Importantly, renal biopsy with indirect immunofluorescent staining in the patient allowed the exclusion of anti-GBM antibody disease in the setting of a pulmonary renal syndrome. Approximately three-fourths of patients with pauci-immune or ANCA-associated crescentic glomerulonephritis have systemic small-vessel vasculitis. Only ANCAs directed against PR3 or MPO have been associated with primary vasculitic syndromes. C-ANCA directed against PR3 is most specific for GPA as we have demonstrated in this patient.

However, pulmonary involvement occurred in half of the patients and subglottic stenosis is frequently present in pediatric patients at onset; these were not observed in our patient. Findings on chest radiography are abnormal in two-thirds of adults with GPA. Findings on thin-section sinus CT scans are abnormal in more than 90% of adults with GPA.
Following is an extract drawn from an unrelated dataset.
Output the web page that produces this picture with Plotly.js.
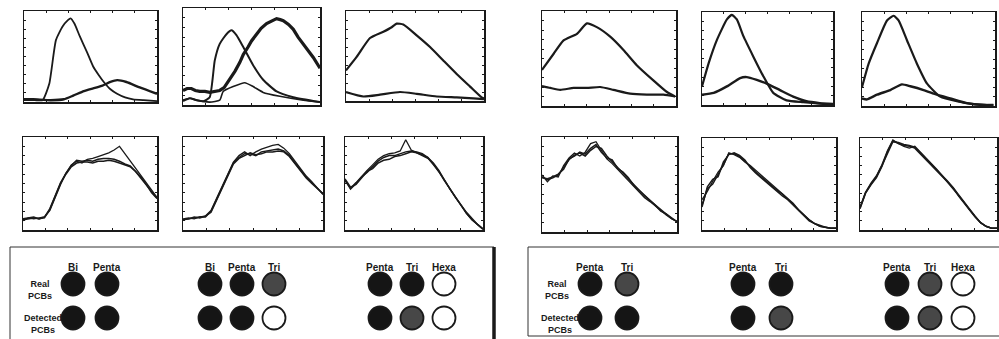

A similar number would be expected in the pediatric population, based on an 83% incidence of sinusitis.5

The clinical features identified in our patient as hematuria, slightly raised blood pressure, and the rapid loss of renal function suggest glomerulonephritis. In addition, with positive serum c-ANCA levels and kidney biopsy showing granulomatous inflammation, diagnosis of GPA can be confirmed.

In consideration of the pathogenesis, ANCA has been examined extensively ever since the soluble lysosomal enzymes myeloperoxidase and proteinase 3 were identified as targets. Antibodies to these enzymes activate primed neutrophils and cause neutrophil-dependent endothelial injury in vitro. However, the pathogenic potential of ANCA against proteinase 3, which is mainly found in patients with GPA remains unproven. Additionally, a subgroup of patients with pauci-immune crescentic glomerulonephritis persistently lack cANCA.6

Experimental studies have shown that proteinase-3-directed autoimmunity involves the complementary peptide of proteinase 3, which is encoded by the antisense strand of the proteinase 3 gene. Exposure of the immune system to this peptide triggers the formation of antibodies that cross-react with proteinase 3. DNA sequences complementary to the proteinase 3 gene have been identified in microorganisms, including Staphylococcus aureus, which supports the role of infectious agents as triggers of proteinase 3 autoimmunity via molecular mimicry.7,8 Recently, Kain et al reported that infection by fimbriated bacteria can trigger cross-reactive autoimmunity to a previously characterized ANCA antigen, lysosomal membrane protein 2 (LAMP-2), which results in the production of autoantibodies that activate neutrophils and damage human microvascular endothelium in vitro and in vivo, causing pauci-immune focal necrotizing glomerulonephritis,9 even though no infection was demonstrated by culture studies in our patient.

Our patient was treated with methylprednisolone and cyclophosphamide, which stabilized renal function after 3 weeks. Plasma exchange was not included in the protocol.

The optimal prescription of plasmapheresis for the treatment of GPA is uncertain. Clinical studies have focused on the use of plasma exchange to rescue organ function in rapidly progressive glomerulonephritis and lung hemorrhage, based on the rationale of removing circulating ANCAs.10 However, evidence derived from its use in children is scarce.11,12

Even in light of advances in the understanding of pathophysiology and serologic testing, renal biopsy remains the mainstay of the diagnosis of crescentic glomerulonephritis, and early definitive diagnosis of rapid progressive renal failure is essential to reverse the progression to end-stage kidney disease.

Disclosure

The authors report no conflicts of interest in this work.